● **What is needed**: Copy the lines below as they are; omit the images they contain.

● **Data excerpt**:
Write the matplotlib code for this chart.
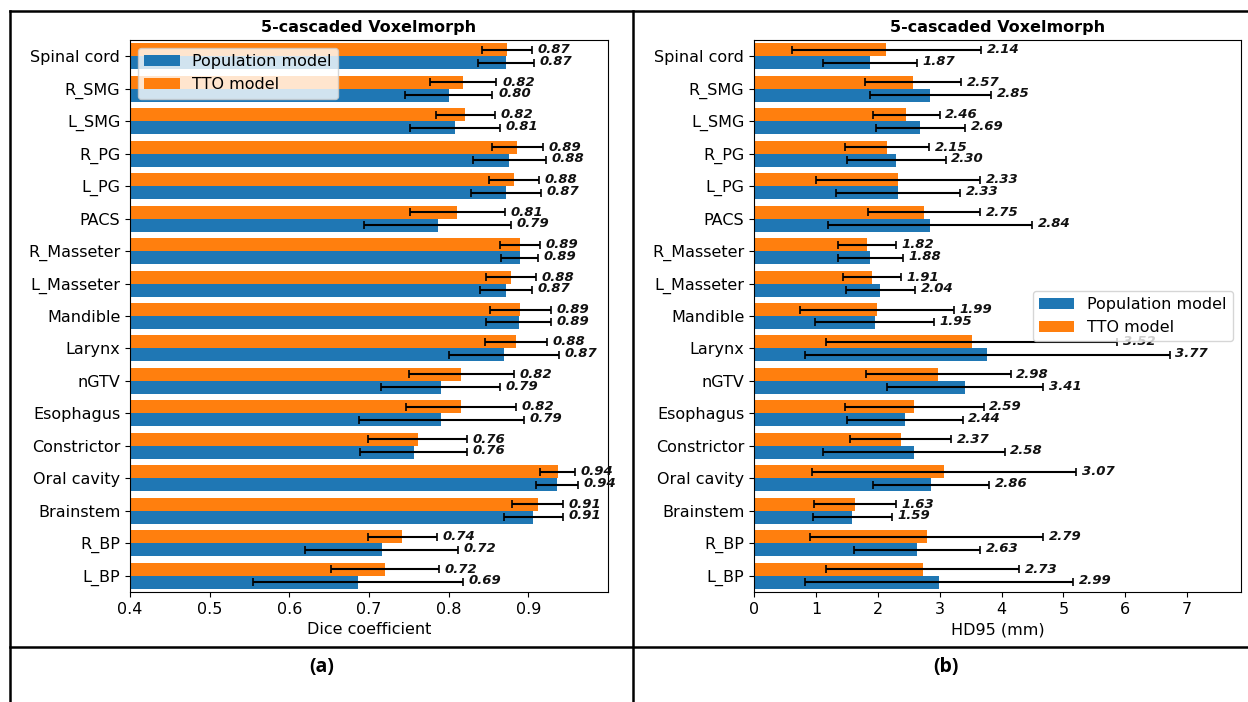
import numpy as np
import matplotlib
matplotlib.use("Agg")
import matplotlib.pyplot as plt
from matplotlib.lines import Line2D

# organs, bottom to top as drawn on the y axis
organs = ["L_BP", "R_BP", "Brainstem", "Oral cavity", "Constrictor", "Esophagus",
          "nGTV", "Larynx", "Mandible", "L_Masseter", "R_Masseter", "PACS",
          "L_PG", "R_PG", "L_SMG", "R_SMG", "Spinal cord"]

# Dice coefficient (mean, std)
dice_pop = [0.686, 0.716, 0.906, 0.936, 0.756, 0.791, 0.790, 0.870, 0.888, 0.872,
            0.889, 0.786, 0.872, 0.876, 0.808, 0.800, 0.872]
dice_pop_sd = [0.132, 0.096, 0.037, 0.026, 0.067, 0.103, 0.075, 0.069, 0.041, 0.033,
               0.023, 0.092, 0.044, 0.046, 0.056, 0.055, 0.035]
dice_tto = [0.720, 0.742, 0.912, 0.937, 0.761, 0.816, 0.816, 0.884, 0.890, 0.878,
            0.890, 0.811, 0.882, 0.886, 0.821, 0.818, 0.873]
dice_tto_sd = [0.068, 0.043, 0.032, 0.022, 0.062, 0.069, 0.066, 0.039, 0.038, 0.031,
               0.025, 0.060, 0.031, 0.032, 0.037, 0.042, 0.031]

# HD95 in mm (mean, std)
hd_pop = [2.99, 2.63, 1.59, 2.86, 2.58, 2.44, 3.41, 3.77, 1.95, 2.04,
          1.88, 2.84, 2.33, 2.30, 2.69, 2.85, 1.87]
hd_pop_sd = [2.17, 1.02, 0.635, 0.94, 1.47, 0.93, 1.26, 2.95, 0.96, 0.56,
             0.53, 1.65, 1.00, 0.80, 0.72, 0.98, 0.76]
hd_tto = [2.73, 2.79, 1.63, 3.07, 2.37, 2.59, 2.98, 3.52, 1.99, 1.91,
          1.82, 2.75, 2.33, 2.15, 2.46, 2.57, 2.14]
hd_tto_sd = [1.56, 1.88, 0.66, 2.14, 0.82, 1.12, 1.17, 2.35, 1.24, 0.47,
             0.47, 0.90, 1.32, 0.68, 0.54, 0.78, 1.53]

W, H = 1248, 702
fig = plt.figure(figsize=(W / 100, H / 100), dpi=100)

def draw(ax, pop, pop_sd, tto, tto_sd, xlabel, legend_loc):
    y = np.arange(len(organs))
    h = 0.4
    ekw = dict(ecolor="black", capsize=3, elinewidth=1.5, capthick=1.2)
    ax.barh(y - h / 2, pop, height=h, color="#1f77b4", label="Population model",
            xerr=pop_sd, error_kw=ekw)
    ax.barh(y + h / 2, tto, height=h, color="#ff7f0e", label="TTO model",
            xerr=tto_sd, error_kw=ekw)
    # value labels just right of the error bars
    for i in range(len(organs)):
        ax.annotate(f"{tto[i]:.2f}", (tto[i] + tto_sd[i], y[i] + h / 2), xytext=(4, 0),
                    textcoords="offset points", va="center", ha="left",
                    fontsize=9.5, fontweight="bold", style="italic", color="#111111")
        ax.annotate(f"{pop[i]:.2f}", (pop[i] + pop_sd[i], y[i] - h / 2), xytext=(4, 1),
                    textcoords="offset points", va="center", ha="left",
                    fontsize=9.5, fontweight="bold", style="italic", color="#111111")
    ax.set_yticks(y)
    ax.set_yticklabels(organs, fontsize=11.5)
    ax.set_ylim(-0.5, len(organs) - 0.5)
    ax.tick_params(axis="x", labelsize=11.5)
    ax.set_xlabel(xlabel, fontsize=11.5)
    ax.set_title("5-cascaded Voxelmorph", fontsize=11.5, fontweight="bold", pad=6)
    ax.legend(loc=legend_loc, fontsize=11.5, handlelength=2.2)

ax1 = fig.add_axes([130 / W, 1 - 592 / H, 478 / W, 552 / H])
draw(ax1, dice_pop, dice_pop_sd, dice_tto, dice_tto_sd, "Dice coefficient", "upper left")
ax1.set_xlim(0.4, 1.0)
ax1.set_xticks([0.4, 0.5, 0.6, 0.7, 0.8, 0.9])

ax2 = fig.add_axes([754 / W, 1 - 592 / H, 487 / W, 552 / H])
draw(ax2, hd_pop, hd_pop_sd, hd_tto, hd_tto_sd, "HD95 (mm)", "center right")
ax2.set_xlim(0, 7.87)
ax2.set_xticks(range(8))

# table borders around the two panels
def hline(yp, x0, x1):
    fig.add_artist(Line2D([x0 / W, x1 / W], [1 - yp / H, 1 - yp / H], color="black", lw=1.8))

def vline(xp, y0, y1):
    fig.add_artist(Line2D([xp / W, xp / W], [1 - y0 / H, 1 - y1 / H], color="black", lw=1.8))

hline(11, 10, W)
hline(647, 10, W)
vline(10, 11, H)
vline(633, 11, H)

fig.text(322 / W, 1 - 667 / H, "(a)", ha="center", va="center", fontsize=14,
         fontweight="bold", family="Open Sans")
fig.text(946 / W, 1 - 667 / H, "(b)", ha="center", va="center", fontsize=14,
         fontweight="bold", family="Open Sans")

fig.savefig("out.png", dpi=100)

● **Task response**:
Write the matplotlib code for this chart.
import numpy as np
import matplotlib
matplotlib.use("Agg")
import matplotlib.pyplot as plt
from matplotlib.lines import Line2D

# organs, bottom to top as drawn on the y axis
organs = ["L_BP", "R_BP", "Brainstem", "Oral cavity", "Constrictor", "Esophagus",
          "nGTV", "Larynx", "Mandible", "L_Masseter", "R_Masseter", "PACS",
          "L_PG", "R_PG", "L_SMG", "R_SMG", "Spinal cord"]

# Dice coefficient (mean, std)
dice_pop = [0.686, 0.716, 0.906, 0.936, 0.756, 0.791, 0.790, 0.870, 0.888, 0.872,
            0.889, 0.786, 0.872, 0.876, 0.808, 0.800, 0.872]
dice_pop_sd = [0.132, 0.096, 0.037, 0.026, 0.067, 0.103, 0.075, 0.069, 0.041, 0.033,
               0.023, 0.092, 0.044, 0.046, 0.056, 0.055, 0.035]
dice_tto = [0.720, 0.742, 0.912, 0.937, 0.761, 0.816, 0.816, 0.884, 0.890, 0.878,
            0.890, 0.811, 0.882, 0.886, 0.821, 0.818, 0.873]
dice_tto_sd = [0.068, 0.043, 0.032, 0.022, 0.062, 0.069, 0.066, 0.039, 0.038, 0.031,
               0.025, 0.060, 0.031, 0.032, 0.037, 0.042, 0.031]

# HD95 in mm (mean, std)
hd_pop = [2.99, 2.63, 1.59, 2.86, 2.58, 2.44, 3.41, 3.77, 1.95, 2.04,
          1.88, 2.84, 2.33, 2.30, 2.69, 2.85, 1.87]
hd_pop_sd = [2.17, 1.02, 0.635, 0.94, 1.47, 0.93, 1.26, 2.95, 0.96, 0.56,
             0.53, 1.65, 1.00, 0.80, 0.72, 0.98, 0.76]
hd_tto = [2.73, 2.79, 1.63, 3.07, 2.37, 2.59, 2.98, 3.52, 1.99, 1.91,
          1.82, 2.75, 2.33, 2.15, 2.46, 2.57, 2.14]
hd_tto_sd = [1.56, 1.88, 0.66, 2.14, 0.82, 1.12, 1.17, 2.35, 1.24, 0.47,
             0.47, 0.90, 1.32, 0.68, 0.54, 0.78, 1.53]

W, H = 1248, 702
fig = plt.figure(figsize=(W / 100, H / 100), dpi=100)

def draw(ax, pop, pop_sd, tto, tto_sd, xlabel, legend_loc):
    y = np.arange(len(organs))
    h = 0.4
    ekw = dict(ecolor="black", capsize=3, elinewidth=1.5, capthick=1.2)
    ax.barh(y - h / 2, pop, height=h, color="#1f77b4", label="Population model",
            xerr=pop_sd, error_kw=ekw)
    ax.barh(y + h / 2, tto, height=h, color="#ff7f0e", label="TTO model",
            xerr=tto_sd, error_kw=ekw)
    # value labels just right of the error bars
    for i in range(len(organs)):
        ax.annotate(f"{tto[i]:.2f}", (tto[i] + tto_sd[i], y[i] + h / 2), xytext=(4, 0),
                    textcoords="offset points", va="center", ha="left",
                    fontsize=9.5, fontweight="bold", style="italic", color="#111111")
        ax.annotate(f"{pop[i]:.2f}", (pop[i] + pop_sd[i], y[i] - h / 2), xytext=(4, 1),
                    textcoords="offset points", va="center", ha="left",
                    fontsize=9.5, fontweight="bold", style="italic", color="#111111")
    ax.set_yticks(y)
    ax.set_yticklabels(organs, fontsize=11.5)
    ax.set_ylim(-0.5, len(organs) - 0.5)
    ax.tick_params(axis="x", labelsize=11.5)
    ax.set_xlabel(xlabel, fontsize=11.5)
    ax.set_title("5-cascaded Voxelmorph", fontsize=11.5, fontweight="bold", pad=6)
    ax.legend(loc=legend_loc, fontsize=11.5, handlelength=2.2)

ax1 = fig.add_axes([130 / W, 1 - 592 / H, 478 / W, 552 / H])
draw(ax1, dice_pop, dice_pop_sd, dice_tto, dice_tto_sd, "Dice coefficient", "upper left")
ax1.set_xlim(0.4, 1.0)
ax1.set_xticks([0.4, 0.5, 0.6, 0.7, 0.8, 0.9])

ax2 = fig.add_axes([754 / W, 1 - 592 / H, 487 / W, 552 / H])
draw(ax2, hd_pop, hd_pop_sd, hd_tto, hd_tto_sd, "HD95 (mm)", "center right")
ax2.set_xlim(0, 7.87)
ax2.set_xticks(range(8))

# table borders around the two panels
def hline(yp, x0, x1):
    fig.add_artist(Line2D([x0 / W, x1 / W], [1 - yp / H, 1 - yp / H], color="black", lw=1.8))

def vline(xp, y0, y1):
    fig.add_artist(Line2D([xp / W, xp / W], [1 - y0 / H, 1 - y1 / H], color="black", lw=1.8))

hline(11, 10, W)
hline(647, 10, W)
vline(10, 11, H)
vline(633, 11, H)

fig.text(322 / W, 1 - 667 / H, "(a)", ha="center", va="center", fontsize=14,
         fontweight="bold", family="Open Sans")
fig.text(946 / W, 1 - 667 / H, "(b)", ha="center", va="center", fontsize=14,
         fontweight="bold", family="Open Sans")

fig.savefig("out.png", dpi=100)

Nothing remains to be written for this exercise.